Task instructions: Extract the lines up to and including the one that contains "groups = ['Cadres', 'Intermédiaires', 'Employés', 'Ouvriers']", starting with the first line of the entries below, and omit the pictures.

Given information:
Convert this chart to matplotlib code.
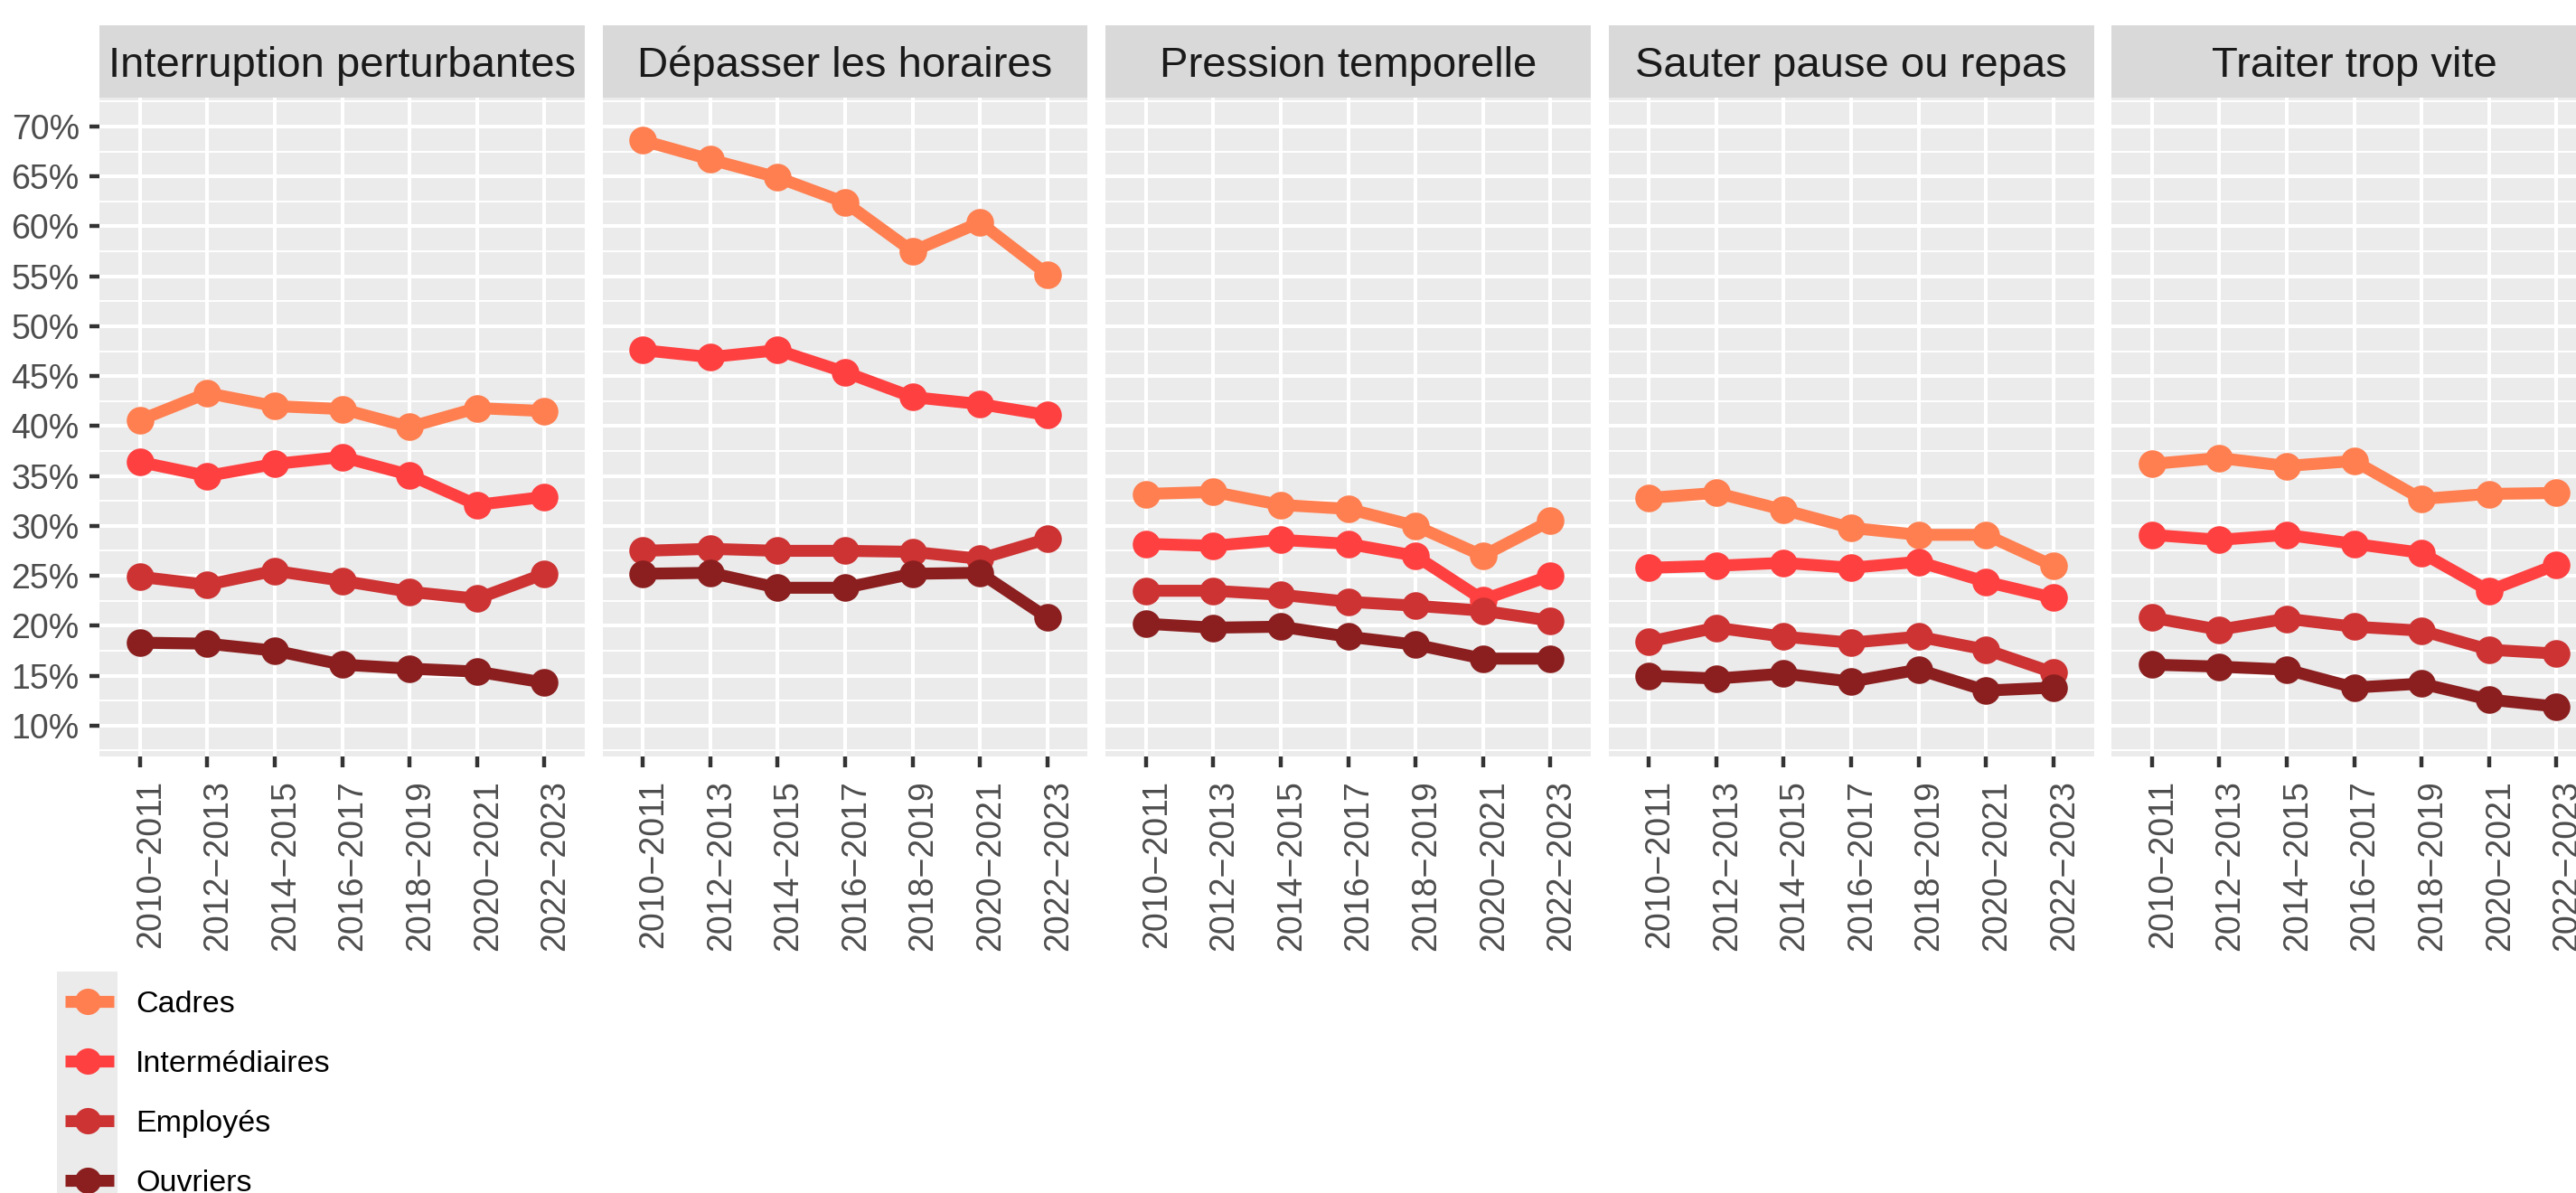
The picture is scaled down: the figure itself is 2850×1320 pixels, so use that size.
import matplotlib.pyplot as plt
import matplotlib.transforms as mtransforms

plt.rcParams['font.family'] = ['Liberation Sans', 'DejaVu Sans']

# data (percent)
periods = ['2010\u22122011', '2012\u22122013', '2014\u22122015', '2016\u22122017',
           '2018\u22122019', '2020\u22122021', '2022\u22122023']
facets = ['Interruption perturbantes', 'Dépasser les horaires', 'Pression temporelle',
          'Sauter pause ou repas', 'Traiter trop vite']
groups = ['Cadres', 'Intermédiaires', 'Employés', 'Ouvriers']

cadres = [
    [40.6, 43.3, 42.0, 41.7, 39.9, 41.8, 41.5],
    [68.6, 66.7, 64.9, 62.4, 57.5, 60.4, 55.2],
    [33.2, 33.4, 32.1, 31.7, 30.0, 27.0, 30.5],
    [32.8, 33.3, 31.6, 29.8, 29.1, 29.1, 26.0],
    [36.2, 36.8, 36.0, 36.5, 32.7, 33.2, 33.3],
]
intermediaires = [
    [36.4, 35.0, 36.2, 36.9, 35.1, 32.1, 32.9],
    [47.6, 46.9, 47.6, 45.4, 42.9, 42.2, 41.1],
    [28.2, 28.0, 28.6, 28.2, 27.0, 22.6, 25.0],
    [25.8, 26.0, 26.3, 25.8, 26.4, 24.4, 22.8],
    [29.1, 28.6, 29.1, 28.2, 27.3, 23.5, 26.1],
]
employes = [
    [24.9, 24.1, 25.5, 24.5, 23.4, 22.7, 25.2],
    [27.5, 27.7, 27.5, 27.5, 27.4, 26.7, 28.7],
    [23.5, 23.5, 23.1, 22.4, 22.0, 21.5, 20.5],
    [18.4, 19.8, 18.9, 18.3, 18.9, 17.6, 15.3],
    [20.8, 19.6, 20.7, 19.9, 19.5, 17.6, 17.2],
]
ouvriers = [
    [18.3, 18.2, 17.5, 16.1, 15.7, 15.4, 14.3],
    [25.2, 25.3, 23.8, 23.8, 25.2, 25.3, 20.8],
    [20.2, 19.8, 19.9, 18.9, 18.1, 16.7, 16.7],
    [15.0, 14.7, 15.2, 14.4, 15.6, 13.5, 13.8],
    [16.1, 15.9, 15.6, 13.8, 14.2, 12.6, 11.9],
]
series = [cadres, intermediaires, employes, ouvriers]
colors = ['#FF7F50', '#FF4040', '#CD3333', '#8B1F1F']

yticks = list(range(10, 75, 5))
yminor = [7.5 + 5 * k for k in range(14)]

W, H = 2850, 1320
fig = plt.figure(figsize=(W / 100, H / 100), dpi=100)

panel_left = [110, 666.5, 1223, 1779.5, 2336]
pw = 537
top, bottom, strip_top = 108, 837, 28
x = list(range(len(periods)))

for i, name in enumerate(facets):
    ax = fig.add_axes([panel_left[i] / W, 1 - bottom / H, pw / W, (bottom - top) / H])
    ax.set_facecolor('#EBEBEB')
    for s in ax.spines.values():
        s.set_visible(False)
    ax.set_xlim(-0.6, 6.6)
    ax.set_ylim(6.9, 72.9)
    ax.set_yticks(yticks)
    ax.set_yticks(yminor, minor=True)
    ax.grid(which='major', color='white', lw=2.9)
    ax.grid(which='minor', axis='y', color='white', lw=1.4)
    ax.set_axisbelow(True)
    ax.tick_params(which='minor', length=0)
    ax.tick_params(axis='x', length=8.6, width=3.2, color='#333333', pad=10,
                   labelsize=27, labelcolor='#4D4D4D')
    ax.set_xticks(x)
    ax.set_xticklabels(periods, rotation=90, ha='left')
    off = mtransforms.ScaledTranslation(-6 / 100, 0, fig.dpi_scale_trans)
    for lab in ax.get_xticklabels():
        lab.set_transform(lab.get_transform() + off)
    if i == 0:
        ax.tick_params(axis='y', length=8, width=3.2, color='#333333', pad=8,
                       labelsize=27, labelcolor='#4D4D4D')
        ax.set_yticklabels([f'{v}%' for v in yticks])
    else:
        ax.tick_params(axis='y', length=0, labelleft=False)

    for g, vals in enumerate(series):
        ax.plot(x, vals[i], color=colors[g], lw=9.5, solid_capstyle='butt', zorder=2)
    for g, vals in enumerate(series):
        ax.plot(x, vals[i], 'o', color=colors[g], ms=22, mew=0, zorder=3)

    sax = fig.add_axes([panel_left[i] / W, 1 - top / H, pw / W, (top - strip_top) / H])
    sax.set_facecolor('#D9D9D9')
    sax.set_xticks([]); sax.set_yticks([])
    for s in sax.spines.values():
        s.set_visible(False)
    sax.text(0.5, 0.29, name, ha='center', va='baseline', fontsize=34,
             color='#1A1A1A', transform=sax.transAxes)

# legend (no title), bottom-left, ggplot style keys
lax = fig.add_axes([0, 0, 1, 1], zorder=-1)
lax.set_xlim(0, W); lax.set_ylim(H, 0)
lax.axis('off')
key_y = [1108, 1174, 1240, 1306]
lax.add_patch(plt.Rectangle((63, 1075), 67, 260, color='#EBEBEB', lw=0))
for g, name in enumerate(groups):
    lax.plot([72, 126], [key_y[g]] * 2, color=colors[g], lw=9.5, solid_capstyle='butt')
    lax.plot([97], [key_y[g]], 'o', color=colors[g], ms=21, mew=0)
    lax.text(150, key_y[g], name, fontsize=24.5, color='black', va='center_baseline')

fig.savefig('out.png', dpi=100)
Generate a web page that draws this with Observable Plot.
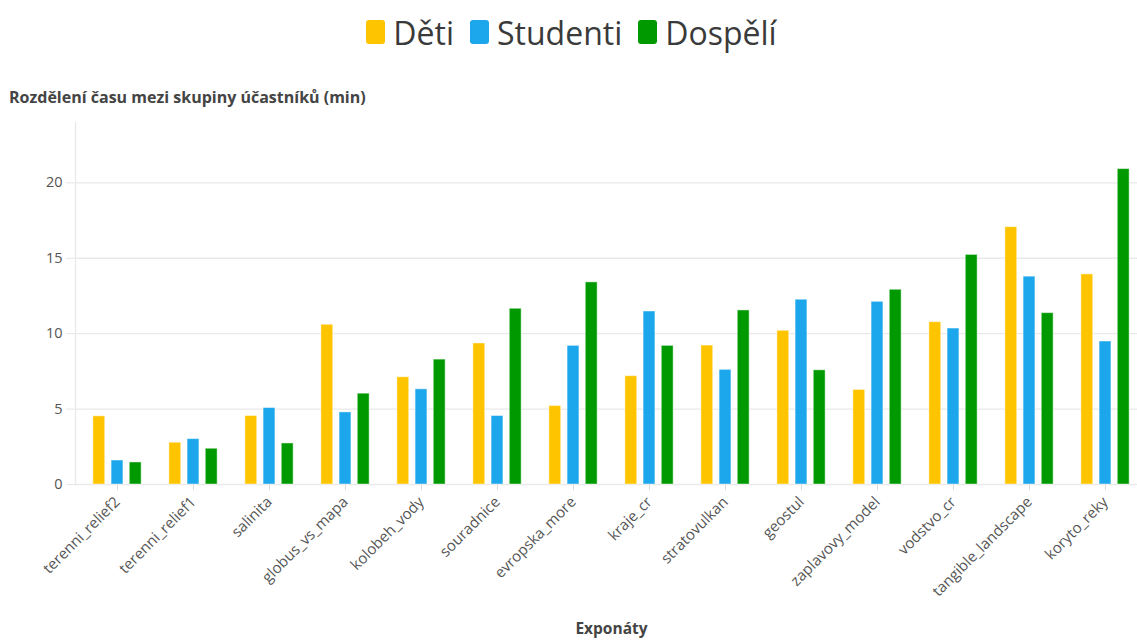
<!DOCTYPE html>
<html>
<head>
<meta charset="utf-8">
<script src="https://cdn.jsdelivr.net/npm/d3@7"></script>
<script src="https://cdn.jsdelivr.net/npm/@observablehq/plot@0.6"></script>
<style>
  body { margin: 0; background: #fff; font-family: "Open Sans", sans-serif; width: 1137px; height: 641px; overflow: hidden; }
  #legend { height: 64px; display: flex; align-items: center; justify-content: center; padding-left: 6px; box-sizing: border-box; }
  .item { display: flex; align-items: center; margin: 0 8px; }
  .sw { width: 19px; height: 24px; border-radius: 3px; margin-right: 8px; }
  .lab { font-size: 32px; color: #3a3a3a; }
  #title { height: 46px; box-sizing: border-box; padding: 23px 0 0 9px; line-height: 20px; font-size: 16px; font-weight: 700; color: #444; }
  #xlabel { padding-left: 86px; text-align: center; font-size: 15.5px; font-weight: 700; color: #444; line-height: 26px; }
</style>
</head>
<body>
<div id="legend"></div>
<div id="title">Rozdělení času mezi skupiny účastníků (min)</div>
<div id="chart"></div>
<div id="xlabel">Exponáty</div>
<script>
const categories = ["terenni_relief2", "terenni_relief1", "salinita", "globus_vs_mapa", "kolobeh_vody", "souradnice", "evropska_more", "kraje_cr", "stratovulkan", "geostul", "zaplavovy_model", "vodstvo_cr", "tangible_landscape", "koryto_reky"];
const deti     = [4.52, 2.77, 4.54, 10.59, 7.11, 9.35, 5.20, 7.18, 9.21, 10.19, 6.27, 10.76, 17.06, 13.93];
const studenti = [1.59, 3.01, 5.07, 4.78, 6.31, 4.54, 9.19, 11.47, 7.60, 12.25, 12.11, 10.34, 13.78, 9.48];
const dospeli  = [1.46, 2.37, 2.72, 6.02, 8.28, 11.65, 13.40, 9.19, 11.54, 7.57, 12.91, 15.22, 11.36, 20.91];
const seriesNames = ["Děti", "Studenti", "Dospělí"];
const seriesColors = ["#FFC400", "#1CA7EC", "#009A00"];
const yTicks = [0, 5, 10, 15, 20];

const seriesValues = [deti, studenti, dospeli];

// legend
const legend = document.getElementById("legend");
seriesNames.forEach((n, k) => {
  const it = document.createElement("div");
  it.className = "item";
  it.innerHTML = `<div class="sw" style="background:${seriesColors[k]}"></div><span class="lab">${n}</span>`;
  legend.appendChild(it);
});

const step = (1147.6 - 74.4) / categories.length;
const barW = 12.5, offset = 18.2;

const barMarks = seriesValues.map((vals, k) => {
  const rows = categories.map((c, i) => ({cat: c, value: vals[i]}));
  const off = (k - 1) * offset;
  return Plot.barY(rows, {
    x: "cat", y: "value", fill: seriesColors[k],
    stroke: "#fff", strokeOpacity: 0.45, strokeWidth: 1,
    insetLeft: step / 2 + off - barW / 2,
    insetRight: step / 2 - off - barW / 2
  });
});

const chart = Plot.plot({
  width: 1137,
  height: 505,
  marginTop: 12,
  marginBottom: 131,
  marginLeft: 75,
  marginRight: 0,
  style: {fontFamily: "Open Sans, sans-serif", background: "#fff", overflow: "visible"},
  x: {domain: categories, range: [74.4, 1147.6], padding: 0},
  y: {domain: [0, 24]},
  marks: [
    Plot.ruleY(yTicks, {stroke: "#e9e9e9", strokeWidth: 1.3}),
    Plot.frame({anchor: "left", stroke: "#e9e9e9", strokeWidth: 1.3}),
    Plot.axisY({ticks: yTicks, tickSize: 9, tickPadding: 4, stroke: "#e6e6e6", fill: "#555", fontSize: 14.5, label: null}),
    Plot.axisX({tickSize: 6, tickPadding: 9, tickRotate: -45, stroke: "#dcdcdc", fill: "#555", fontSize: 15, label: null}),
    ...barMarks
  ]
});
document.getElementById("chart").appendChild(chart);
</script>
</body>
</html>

Solution for this task:
Convert this chart to matplotlib code.
The picture is scaled down: the figure itself is 2850×1320 pixels, so use that size.
import matplotlib.pyplot as plt
import matplotlib.transforms as mtransforms

plt.rcParams['font.family'] = ['Liberation Sans', 'DejaVu Sans']

# data (percent)
periods = ['2010\u22122011', '2012\u22122013', '2014\u22122015', '2016\u22122017',
           '2018\u22122019', '2020\u22122021', '2022\u22122023']
facets = ['Interruption perturbantes', 'Dépasser les horaires', 'Pression temporelle',
          'Sauter pause ou repas', 'Traiter trop vite']
groups = ['Cadres', 'Intermédiaires', 'Employés', 'Ouvriers']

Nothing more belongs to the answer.